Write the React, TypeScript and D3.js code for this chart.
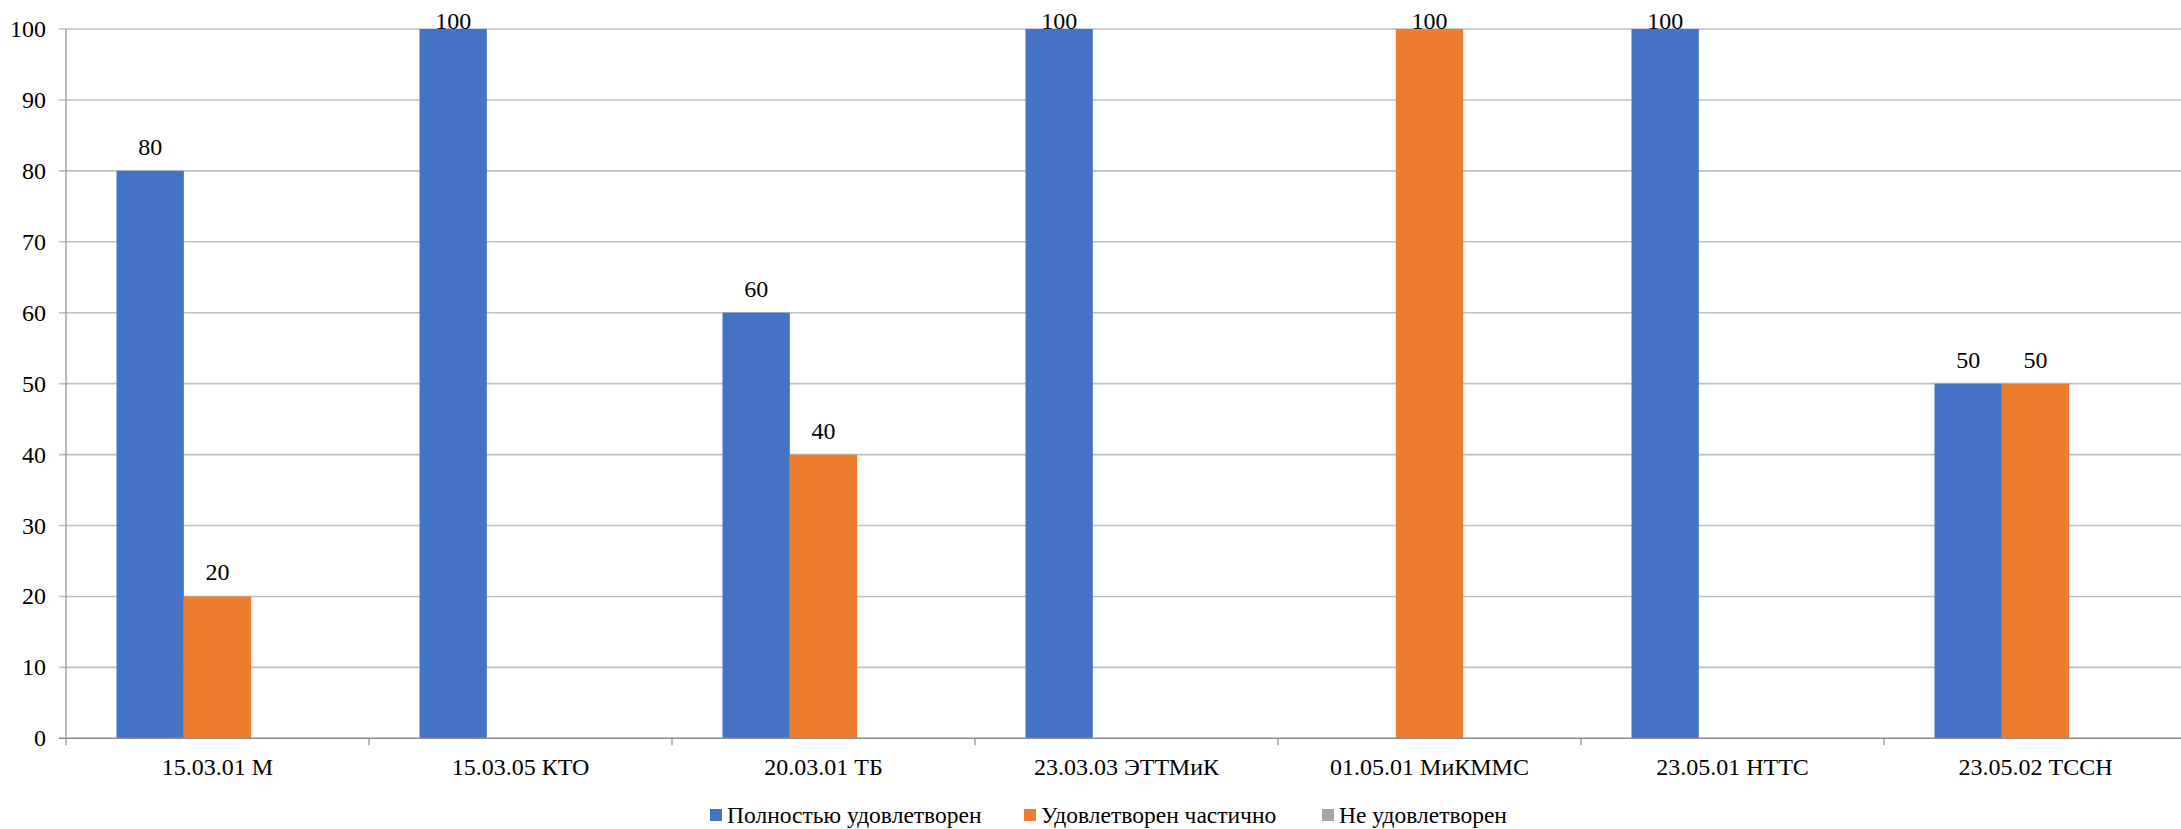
import React from "react";
import * as d3 from "d3";

const categories = [
  "15.03.01 М",
  "15.03.05 КТО",
  "20.03.01 ТБ",
  "23.03.03 ЭТТМиК",
  "01.05.01 МиКММС",
  "23.05.01 НТТС",
  "23.05.02 ТССН",
];
const seriesNames = ["Полностью удовлетворен", "Удовлетворен частично", "Не удовлетворен"];
const fullySatisfied = [80, 100, 60, 100, 0, 100, 50];
const partlySatisfied = [20, 0, 40, 0, 100, 0, 50];
const notSatisfied = [0, 0, 0, 0, 0, 0, 0];
const yTicks = [0, 10, 20, 30, 40, 50, 60, 70, 80, 90, 100];
const colors = ["#4472C4", "#ED7D31", "#A5A5A5"];

const W = 2181;
const H = 829;
const FONT = "Liberation Serif";
const FS = 24;

const left = 66;
const top = 29;
const bottom = 738.3;
const catW = 303;
const right = left + catW * categories.length;
const legendX = [710, 1024, 1322];

export default function App() {
  const x0 = d3.scaleBand<string>().domain(categories).range([left, right]).paddingInner(0).paddingOuter(0);
  const bw = x0.bandwidth();
  const x1 = d3.scaleBand<string>().domain(seriesNames).range([bw / 6, (bw * 5) / 6]).padding(0);
  const y = d3.scaleLinear().domain([0, 100]).range([bottom, top]);
  const values = [fullySatisfied, partlySatisfied, notSatisfied];

  return (
    <svg width={W} height={H} style={{ position: "absolute", left: 0, top: 0, background: "#fff" }}>
      {yTicks
        .filter((t) => t !== 0)
        .map((t) => (
          <line key={"g" + t} x1={left - 7} x2={right} y1={y(t)} y2={y(t)} stroke="#bfbfbf" strokeWidth={1.6} />
        ))}
      {yTicks.map((t) => (
        <text key={"yt" + t} x={left - 20} y={y(t) + 8} textAnchor="end" fontSize={FS} fontFamily={FONT}>
          {String(t)}
        </text>
      ))}
      {seriesNames.map((s, si) =>
        categories.map((c, i) => {
          const v = values[si][i];
          return (
            <rect
              key={s + c}
              x={(x0(c) as number) + (x1(s) as number)}
              width={x1.bandwidth()}
              y={y(v)}
              height={y(0) - y(v)}
              fill={colors[si]}
            />
          );
        })
      )}
      {seriesNames.map((s, si) =>
        categories.map((c, i) => {
          const v = values[si][i];
          if (v <= 0) return null;
          return (
            <text
              key={"l" + s + c}
              x={(x0(c) as number) + (x1(s) as number) + x1.bandwidth() / 2}
              y={Math.max(y(v) - 16, top)}
              textAnchor="middle"
              fontSize={FS}
              fontFamily={FONT}
            >
              {String(v)}
            </text>
          );
        })
      )}
      <line x1={left} x2={left} y1={top} y2={bottom + 7} stroke="#8c8c8c" strokeWidth={1.2} />
      <line x1={left - 7} x2={right} y1={bottom} y2={bottom} stroke="#8c8c8c" strokeWidth={1.6} />
      {categories.map((c) => (
        <line
          key={"xt" + c}
          x1={(x0(c) as number) + bw}
          x2={(x0(c) as number) + bw}
          y1={bottom}
          y2={bottom + 7}
          stroke="#8c8c8c"
          strokeWidth={1.2}
        />
      ))}
      {categories.map((c) => (
        <text key={"c" + c} x={(x0(c) as number) + bw / 2} y={775} textAnchor="middle" fontSize={FS} fontFamily={FONT}>
          {c}
        </text>
      ))}
      {seriesNames.map((s, si) => (
        <g key={"leg" + s}>
          <rect x={legendX[si]} y={809} width={12} height={12} fill={colors[si]} />
          <text x={legendX[si] + 17} y={822.7} fontSize={23.5} fontFamily={FONT}>
            {s}
          </text>
        </g>
      ))}
    </svg>
  );
}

========================

- REQUIRED TASK
Repeat the lines above, starting at the first and stopping after the line that holds "import * as", with the pictures left out.

- ANSWER
Write the React, TypeScript and D3.js code for this chart.
import React from "react";
import * as d3 from "d3";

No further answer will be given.